◆ To be done: Retype all of the listing exactly, passing over any picture you find.

---------------

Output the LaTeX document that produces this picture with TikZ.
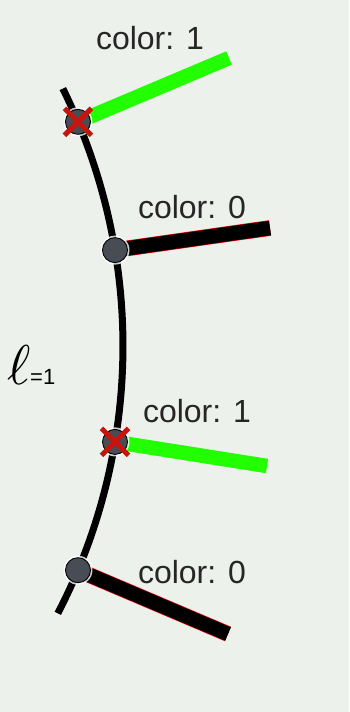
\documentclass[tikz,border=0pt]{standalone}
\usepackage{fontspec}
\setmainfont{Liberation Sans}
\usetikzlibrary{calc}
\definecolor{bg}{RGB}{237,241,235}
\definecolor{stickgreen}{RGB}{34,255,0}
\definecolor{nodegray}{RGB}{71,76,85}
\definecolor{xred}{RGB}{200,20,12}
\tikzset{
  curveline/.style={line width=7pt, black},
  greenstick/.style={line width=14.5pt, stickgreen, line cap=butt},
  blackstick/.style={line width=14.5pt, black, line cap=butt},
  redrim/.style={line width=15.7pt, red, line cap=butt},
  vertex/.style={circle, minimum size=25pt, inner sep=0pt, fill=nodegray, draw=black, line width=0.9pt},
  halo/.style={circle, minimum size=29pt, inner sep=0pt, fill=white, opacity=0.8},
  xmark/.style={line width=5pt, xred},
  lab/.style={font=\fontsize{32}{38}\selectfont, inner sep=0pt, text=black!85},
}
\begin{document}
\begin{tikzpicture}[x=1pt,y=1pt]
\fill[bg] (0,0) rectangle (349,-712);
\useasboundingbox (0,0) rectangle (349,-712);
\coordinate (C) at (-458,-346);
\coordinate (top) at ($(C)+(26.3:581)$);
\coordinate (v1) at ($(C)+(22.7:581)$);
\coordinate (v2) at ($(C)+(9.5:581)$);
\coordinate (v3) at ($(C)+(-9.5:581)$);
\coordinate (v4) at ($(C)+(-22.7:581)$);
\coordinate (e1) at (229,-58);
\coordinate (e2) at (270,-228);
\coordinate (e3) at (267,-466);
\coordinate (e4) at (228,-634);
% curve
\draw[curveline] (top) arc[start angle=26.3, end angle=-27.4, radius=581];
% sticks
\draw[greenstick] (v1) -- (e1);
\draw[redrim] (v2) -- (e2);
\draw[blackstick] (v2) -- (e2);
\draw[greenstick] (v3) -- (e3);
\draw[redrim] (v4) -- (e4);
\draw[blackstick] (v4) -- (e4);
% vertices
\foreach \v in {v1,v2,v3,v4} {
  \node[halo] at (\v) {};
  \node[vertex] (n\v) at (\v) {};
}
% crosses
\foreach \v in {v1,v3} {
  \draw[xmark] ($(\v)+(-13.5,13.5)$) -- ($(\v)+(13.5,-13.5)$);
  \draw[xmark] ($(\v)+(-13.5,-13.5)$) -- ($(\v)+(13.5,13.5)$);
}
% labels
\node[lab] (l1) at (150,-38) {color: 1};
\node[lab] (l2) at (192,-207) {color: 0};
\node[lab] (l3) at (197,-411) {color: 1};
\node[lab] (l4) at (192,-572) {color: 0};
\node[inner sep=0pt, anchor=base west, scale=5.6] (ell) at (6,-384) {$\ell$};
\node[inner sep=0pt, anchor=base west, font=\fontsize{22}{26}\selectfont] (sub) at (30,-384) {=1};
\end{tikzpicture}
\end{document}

---------------

◆ Worked solution:
Output the LaTeX document that produces this picture with TikZ.
\documentclass[tikz,border=0pt]{standalone}
\usepackage{fontspec}
\setmainfont{Liberation Sans}
\usetikzlibrary{calc}
\definecolor{bg}{RGB}{237,241,235}
\definecolor{stickgreen}{RGB}{34,255,0}
\definecolor{nodegray}{RGB}{71,76,85}
\definecolor{xred}{RGB}{200,20,12}
\tikzset{
  curveline/.style={line width=7pt, black},
  greenstick/.style={line width=14.5pt, stickgreen, line cap=butt},
  blackstick/.style={line width=14.5pt, black, line cap=butt},
  redrim/.style={line width=15.7pt, red, line cap=butt},
  vertex/.style={circle, minimum size=25pt, inner sep=0pt, fill=nodegray, draw=black, line width=0.9pt},
  halo/.style={circle, minimum size=29pt, inner sep=0pt, fill=white, opacity=0.8},
  xmark/.style={line width=5pt, xred},
  lab/.style={font=\fontsize{32}{38}\selectfont, inner sep=0pt, text=black!85},
}
\begin{document}
\begin{tikzpicture}[x=1pt,y=1pt]
\fill[bg] (0,0) rectangle (349,-712);
\useasboundingbox (0,0) rectangle (349,-712);
\coordinate (C) at (-458,-346);
\coordinate (top) at ($(C)+(26.3:581)$);
\coordinate (v1) at ($(C)+(22.7:581)$);
\coordinate (v2) at ($(C)+(9.5:581)$);
\coordinate (v3) at ($(C)+(-9.5:581)$);
\coordinate (v4) at ($(C)+(-22.7:581)$);
\coordinate (e1) at (229,-58);
\coordinate (e2) at (270,-228);
\coordinate (e3) at (267,-466);
\coordinate (e4) at (228,-634);
% curve
\draw[curveline] (top) arc[start angle=26.3, end angle=-27.4, radius=581];
% sticks
\draw[greenstick] (v1) -- (e1);
\draw[redrim] (v2) -- (e2);
\draw[blackstick] (v2) -- (e2);
\draw[greenstick] (v3) -- (e3);
\draw[redrim] (v4) -- (e4);
\draw[blackstick] (v4) -- (e4);
% vertices
\foreach \v in {v1,v2,v3,v4} {
  \node[halo] at (\v) {};
  \node[vertex] (n\v) at (\v) {};
}
% crosses
\foreach \v in {v1,v3} {
  \draw[xmark] ($(\v)+(-13.5,13.5)$) -- ($(\v)+(13.5,-13.5)$);
  \draw[xmark] ($(\v)+(-13.5,-13.5)$) -- ($(\v)+(13.5,13.5)$);
}
% labels
\node[lab] (l1) at (150,-38) {color: 1};
\node[lab] (l2) at (192,-207) {color: 0};
\node[lab] (l3) at (197,-411) {color: 1};
\node[lab] (l4) at (192,-572) {color: 0};
\node[inner sep=0pt, anchor=base west, scale=5.6] (ell) at (6,-384) {$\ell$};
\node[inner sep=0pt, anchor=base west, font=\fontsize{22}{26}\selectfont] (sub) at (30,-384) {=1};
\end{tikzpicture}
\end{document}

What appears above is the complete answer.